Pues, no hay nada indefinido en la coronación espiritual de Pentecostés. A veces la gente habla del Espíritu Santo como si fuera una nube “quisquillosa.” Pero no podemos abaratar el Don de Pentecostés de esta manera. Jesús prometió algo muy específico cuando dijo a los Apóstoles que Él les daría Su Espíritu. Él les dijo: “El Paráclito tomará de lo mío y se los dará”.
¿Qué es exactamente lo que pertenece a Cristo, que el Espíritu Santo nos da? Bueno, todo pertenece a Cristo, por supuesto, ya que Él es Dios Todopoderoso. Pero lo que pertenece especialmente al Hijo encarnado es: la Redención del hombre. La Palabra eterna, la Sabiduría del Padre, se hizo hombre para redimir al hombre. Llevaba la corona de espinas para lograr esto. Esa corona de sufrimiento amargo descansa ahora, como un trofeo, junto a la cruz vacía. El Redentor victorioso reina en lo alto, dando libertad y nueva vida a Su pueblo a través de Su Espíritu.
Es un poco triste que estos noventa días de intensidad espiritual hayan seguido su curso. Es como si toda la Iglesia fuese a una especie de retiro de oración cada primavera, con la Sagrada Liturgia de Cuaresma y Pascua elevándonos a la contemplación de la conquista de Cristo en Jerusalén.
Ahora debemos salir de la casa de retiro, por así decirlo, y enfrentar la misión que tenemos a mano.

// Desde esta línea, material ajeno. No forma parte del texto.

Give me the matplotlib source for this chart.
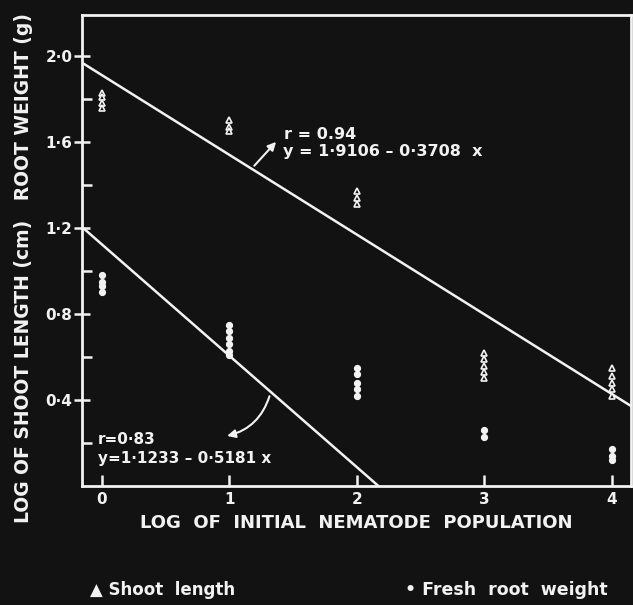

Es decir, participar – como Él nos llama a participar – en la redención del hombre, por nuestras oraciones fervientes y acciones incansables.
Pero avanzamos con nuestras coronas puestas firmemente sobre nuestras cabezas. La corona del don celestial de Dios, nuestra participación en la unción del Ungido.
Sí, somos polvo y cenizas, disminuyendo hacia la muerte inevitable. Sí, el Cordero inocente tuvo que llevar una corona de espinas por nuestros pecados. Pero Él nos ha redimido por su Don gracioso. La maldición sobre nosotros ha sido levantada. Y llevamos en el frente la diadema santa que nos marca como hijos de la casa de Dios, consagrados para la vida eterna.